What do we want from an abstraction? A mechanism which allows us to express all relevant details for use of the abstraction, but hides all irrelevant details – the way in which the abstraction is implemented.

An abstract data type defines a class of abstract objects which is completely characterized by the operations available on those objects. This means that an abstract data type can be defined by defining the characterising operations for that type….

When a programmer uses a built-in data type, they make use of a concept or abstraction realized at a lower level of detail – the programming language itself (and its compiler). Likewise, abstract data types are used at one level, and realized at another level – but the lower level is not part of the language itself…

… an abstract data type is realized by writing a special kind of program, called an operation cluster, or cluster for short, which defines the type in terms of the operations which can be performed on it.

I guess operation-cluster-oriented programming was always going to be a bit of a mouthful!

Once you have abstract data types, “most of the abstract operations in a program wil belong to the sets of operations characterising abstract types.” For the remaining operations not associated with an ADT, Liskov and Zilles use the term “functional abstraction.” By programming in terms of ADTs and the operations they expose it is possible to defer the implementation representation decision until a later point. And thus it is possible to program according to one of Dijkstra’s programming principles: build the program one decision at a time.

The new-fangled support for ADTs (and abstract objects) is explained by way of an example – writing a program to convert infix expressions to polish notation. Given modern familiarity with the concepts, I’m going to cut straight to a description of the impressive set of features the language had.

  • The same syntax is used to declare variables of abstract types as to declare variables of built-in types (a very powerful principle)
  • A variable declaration must simply declare the type of the variable, or it may also specify that a new object is to be created at the point of declaration. Object creation is indicated by parentheses following the type name, and any object construction arguments inside the parentheses (a constructor invocation as we would now call it):
    s: stack        // s is of type stack
    s: stack(token) // s is of type stack, 
                    // and initialized to a new stack object
  • The language is strongly typed, you can use an abstract object in only one of three ways: by calling the operations defined for it, by passing it as a parameter to a procedure, and by assigning it to a variable of the corresponding type.
  • You invoke operations on an abstract object using a type_name$operation(args) syntax. The first parameter to such an invocation is always the object to be operated on (the object.operation sugar did not exist at this time). For example: stack$push(s, t)

There are several reasons why the type name is included in the operation call. First, since an operation call may have several parameters of different abstract types, the absence of the type-name may lead to an ambiguity as to which object is actually being operated on. Second, the use of the compound name permits different data types to use the same names for operations without any clash of identifiers existing.

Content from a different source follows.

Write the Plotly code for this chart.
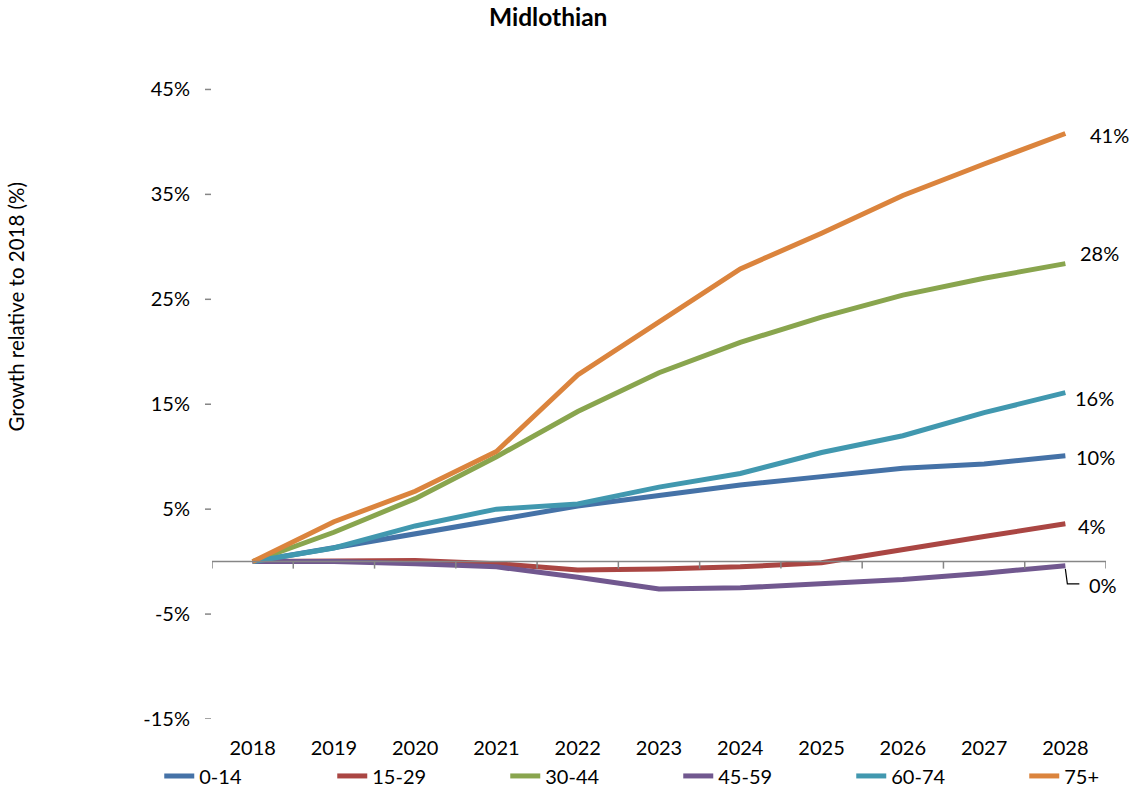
import plotly.graph_objects as go

years = ["2018", "2019", "2020", "2021", "2022", "2023", "2024", "2025", "2026", "2027", "2028"]
series_names = ["0-14", "15-29", "30-44", "45-59", "60-74", "75+"]
age_0_14 = [0.0, 1.3, 2.6, 3.9, 5.3, 6.3, 7.3, 8.1, 8.9, 9.3, 10.1]
age_15_29 = [0.0, 0.0, 0.1, -0.2, -0.8, -0.7, -0.5, -0.1, 1.2, 2.4, 3.6]
age_30_44 = [0.0, 2.8, 6.0, 10.0, 14.3, 18.0, 20.9, 23.3, 25.4, 27.0, 28.4]
age_45_59 = [0.0, 0.0, -0.2, -0.5, -1.5, -2.6, -2.5, -2.1, -1.7, -1.1, -0.4]
age_60_74 = [0.0, 1.3, 3.4, 5.0, 5.5, 7.1, 8.4, 10.4, 12.0, 14.2, 16.1]
age_75_plus = [0.0, 3.8, 6.7, 10.5, 17.8, 22.9, 27.9, 31.3, 34.9, 37.9, 40.8]
y_tick_values = [-15, -5, 5, 15, 25, 35, 45]
y_tick_labels = ["-15%", "-5%", "5%", "15%", "25%", "35%", "45%"]

series_values = [age_0_14, age_15_29, age_30_44, age_45_59, age_60_74, age_75_plus]
colors = ["#4572A7", "#AA4643", "#89A54E", "#71588F", "#4198AF", "#DB843D"]
# label offsets (px): xshift, yshift (positive y = up)
label_offsets = [(9, -1), (11, -2), (13, 11), (22, -19), (8, -5), (23, -1)]

FONT = "Lato"
FS = 20

n = len(years)
xs = list(range(n))

fig = go.Figure()
for name, vals, col in zip(series_names, series_values, colors):
    fig.add_trace(go.Scatter(x=xs, y=vals, name=name, mode="lines",
                             line=dict(color=col, width=5)))

annotations = []
for vals, (dx, dy) in zip(series_values, label_offsets):
    v = vals[-1]
    annotations.append(dict(x=xs[-1], y=v, xref="x", yref="y",
                            text=str(int(round(v))) + "%", showarrow=False,
                            xanchor="left", yanchor="middle", xshift=dx, yshift=dy,
                            font=dict(family=FONT, size=FS, color="#000000")))
# y-axis title
annotations.append(dict(x=-0.219, y=0.605, xref="paper", yref="paper",
                        text="Growth relative to 2018 (%)", textangle=-90,
                        showarrow=False, xanchor="center", yanchor="middle",
                        font=dict(family=FONT, size=20.5, color="#000000")))
# chart title
annotations.append(dict(x=(548 - 212) / 894, y=1.030, xref="paper", yref="paper",
                        text="<b>Midlothian</b>", showarrow=False,
                        xanchor="center", yanchor="middle",
                        font=dict(family=FONT, size=24.5, color="#000000")))

shapes = []
# horizontal axis line at zero
shapes.append(dict(type="line", xref="x", yref="y", x0=-0.5, x1=n - 0.5, y0=0, y1=0,
                   line=dict(color="#868686", width=1.5)))
for i in range(n + 1):
    shapes.append(dict(type="line", xref="x", yref="y",
                       ysizemode="pixel", yanchor=0, x0=i - 0.5, x1=i - 0.5, y0=0, y1=-7,
                       line=dict(color="#868686", width=1.5)))
# y tick marks
for v in y_tick_values:
    shapes.append(dict(type="line", xref="paper", yref="y", xsizemode="pixel", xanchor=0,
                       x0=-7, x1=-1, y0=v, y1=v,
                       line=dict(color="#868686", width=1.5)))
# leader line for the 45-59 label
shapes.append(dict(type="path", xref="x", yref="y", xsizemode="pixel", ysizemode="pixel",
                   xanchor=xs[-1], yanchor=age_45_59[-1],
                   path="M0,-3 L2,-18 L14,-18",
                   line=dict(color="#000000", width=1.2)))

fig.update_layout(
    width=1133, height=792,
    margin=dict(l=212, r=27, t=37, b=73, autoexpand=False),
    paper_bgcolor="white", plot_bgcolor="white",
    font=dict(family=FONT, size=FS, color="#000000"),
    xaxis=dict(range=[-0.5, n - 0.5], tickvals=xs, ticktext=years,
               showline=False, showgrid=False, zeroline=False,
               ticks="outside", ticklen=11, tickcolor="rgba(0,0,0,0)",
               tickfont=dict(family=FONT, size=FS)),
    yaxis=dict(range=[-15, 50], tickvals=y_tick_values, ticktext=y_tick_labels,
               showline=False, showgrid=False, zeroline=False,
               ticks="outside", ticklen=17, tickcolor="rgba(0,0,0,0)",
               tickfont=dict(family=FONT, size=FS)),
    legend=dict(orientation="h", x=-0.059, xanchor="left", y=-0.0835, yanchor="middle",
                bgcolor="rgba(0,0,0,0)",
                entrywidth=128, entrywidthmode="pixels", font=dict(family=FONT, size=FS)),
    shapes=shapes, annotations=annotations,
    showlegend=True,
)

fig.write_html("out.html", config={"displayModeBar": False},
               post_script="document.body.style.margin='0px';")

  • Objects may also be created outside of variable declarations simply by following the type name by parentheses: s = stack(t)
  • Operation clusters (classes) are defined in a module supporting independent compilation. A cluster definition contains three parts: the object representation (its internal state), the code used to create objects (constructor), and the operations themselves. Here’s the stack example:
    stack: cluster(element_type: type) 
      is push, pop, top, erasetop, empty:

      rep(type_param :type) = (
        tp : integer;
        e_type: type;
        stk: array[1..] of type_param;
      )

      create
        s : rep(element_type);

        s.tp := 0
        s.e_type := element_type;
       return s;
       end

      push : operation(s : rep, v: s.e_type);
        s.tp := s.tp + 1
        s.stk[s.tp] := v
        return;
      end
 
      pop : operation(s : rep) returns s.e_type;
      ...
  • Type parameters are supported (as seen in the above example)

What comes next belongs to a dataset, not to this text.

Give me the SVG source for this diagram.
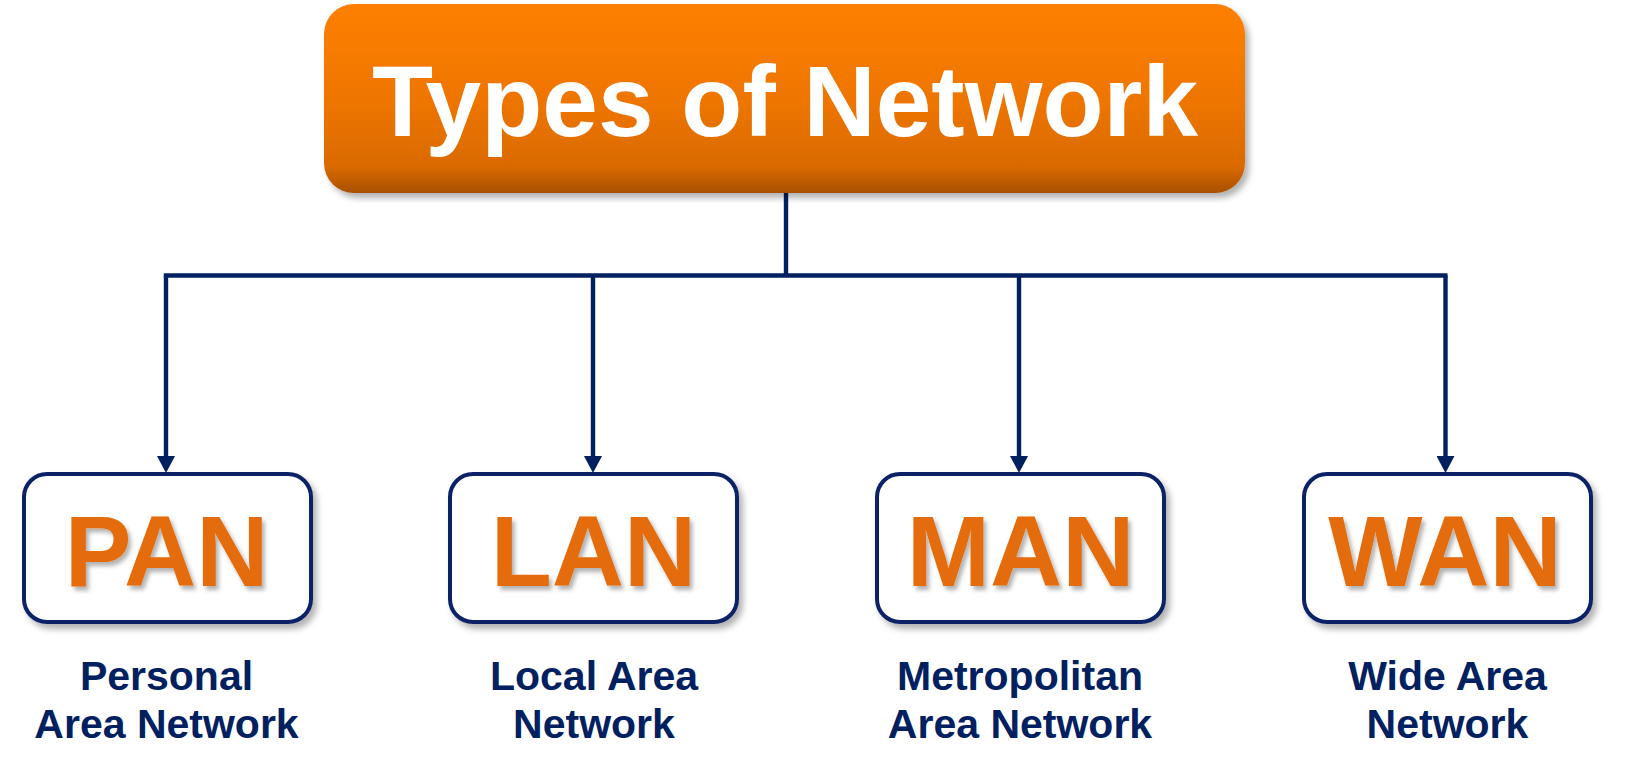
<svg xmlns="http://www.w3.org/2000/svg" width="1638" height="774" viewBox="0 0 1638 774">
  <style>
    .title { font-family: "Liberation Sans", Arial, sans-serif; font-weight: bold; font-size: 100px; fill: #ffffff; text-anchor: middle; }
    .abbr { font-family: "Liberation Sans", Arial, sans-serif; font-weight: bold; font-size: 100px; fill: #E46C0A; text-anchor: middle; filter: url(#txtShadow); }
    .label { font-family: "Liberation Sans", Arial, sans-serif; font-weight: bold; font-size: 41px; fill: #002060; text-anchor: middle; }
    .box { fill: #ffffff; stroke: #0B2466; stroke-width: 4; filter: url(#boxShadow); }
    .conn { fill: none; stroke: #002060; stroke-width: 4.4; }
  </style>
  <defs>
    <linearGradient id="orangeGrad" x1="0" y1="0" x2="0" y2="1">
      <stop offset="0" stop-color="#FF8000"/>
      <stop offset="0.55" stop-color="#EC7400"/>
      <stop offset="0.86" stop-color="#DA6A00"/>
      <stop offset="1" stop-color="#A85000"/>
    </linearGradient>
    <filter id="boxShadow" x="-10%" y="-10%" width="125%" height="130%">
      <feDropShadow dx="4" dy="5" stdDeviation="3" flood-color="#000000" flood-opacity="0.3"/>
    </filter>
    <filter id="txtShadow" x="-10%" y="-10%" width="125%" height="130%">
      <feDropShadow dx="3" dy="4" stdDeviation="2" flood-color="#000000" flood-opacity="0.3"/>
    </filter>
    <marker id="arrow" viewBox="0 0 17 18" refX="0" refY="9" markerWidth="17" markerHeight="18" markerUnits="userSpaceOnUse" orient="auto">
      <path d="M0,0 L17,9 L0,18 z" fill="#002060"/>
    </marker>
  </defs>

  <g id="connectors">
    <path class="conn" d="M786,193 V275.5"/>
    <path class="conn" d="M163.8,275.5 H1447.5"/>
    <path class="conn" d="M166,275.5 V456" marker-end="url(#arrow)"/>
    <path class="conn" d="M593,275.5 V456" marker-end="url(#arrow)"/>
    <path class="conn" d="M1019,275.5 V456" marker-end="url(#arrow)"/>
    <path class="conn" d="M1445.5,275.5 V456" marker-end="url(#arrow)"/>
  </g>

  <g id="node-title">
    <rect x="324" y="4" width="921" height="189" rx="30" ry="30" fill="url(#orangeGrad)" filter="url(#boxShadow)"/>
    <text class="title" x="785" y="136">Types of Network</text>
  </g>

  <g id="node-pan">
    <rect class="box" x="24" y="474" width="287" height="148" rx="23" ry="23"/>
    <text class="abbr" x="166.5" y="586">PAN</text>
    <text class="label" x="166.5" y="690">Personal</text>
    <text class="label" x="166.5" y="738">Area Network</text>
  </g>

  <g id="node-lan">
    <rect class="box" x="450" y="474" width="287" height="148" rx="23" ry="23"/>
    <text class="abbr" x="593.5" y="586">LAN</text>
    <text class="label" x="594" y="690">Local Area</text>
    <text class="label" x="594" y="738">Network</text>
  </g>

  <g id="node-man">
    <rect class="box" x="877" y="474" width="287" height="148" rx="23" ry="23"/>
    <text class="abbr" x="1020.5" y="586">MAN</text>
    <text class="label" x="1020" y="690">Metropolitan</text>
    <text class="label" x="1020" y="738">Area Network</text>
  </g>

  <g id="node-wan">
    <rect class="box" x="1304" y="474" width="287" height="148" rx="23" ry="23"/>
    <text class="abbr" x="1445" y="586">WAN</text>
    <text class="label" x="1447.5" y="690">Wide Area</text>
    <text class="label" x="1447.5" y="738">Network</text>
  </g>
</svg>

The rep description defines a new type, denoted by the reserved word rep, which is accessible only within the cluster and describes how objects are viewed there… The optional (“{}”) rep-parameters make it possible to delay specifying some aspects of the type definition until an instance of rep is created.

  • Type checking is extended to incorporate type parameters
  • The language completely hides all implementation details of the abstraction from its user.
  • Program efficiency need not be sacrificed:

We believe it is helpful to associate two structures with a program: its logical structure and its physical structure. The primary business of a programmer is to build a program with a good logical structure — one which is understandable and leads to ease in modification and maintenance. However, a good logical structure does not necessary imply a good physical structure — one which is efficient to execute… We believe it is the business of the compiler to map good logical structure into good physical structure. The fact that the two structures may diverge is acceptable provided that the compiler is verified, and that all programming tools (for example, the debugging aids) are defined to hide the divergence.

And finally, through experimentation with the language, Liskov and Zilles discovered something important about the ability to create new abstractions directly in the programming language:

Of course, program quality is most dependent on good program design. Although a language can never teach a programmer what constitutes a well-designed program, it can guide him or her into thinking about the right things. We believe that abstraction is the key to good design, and we have discovered in our experiments in using the language that it encourages the programmer to consciously search for abstractions, especially data abstractions, and to think vey hard about their use and definition.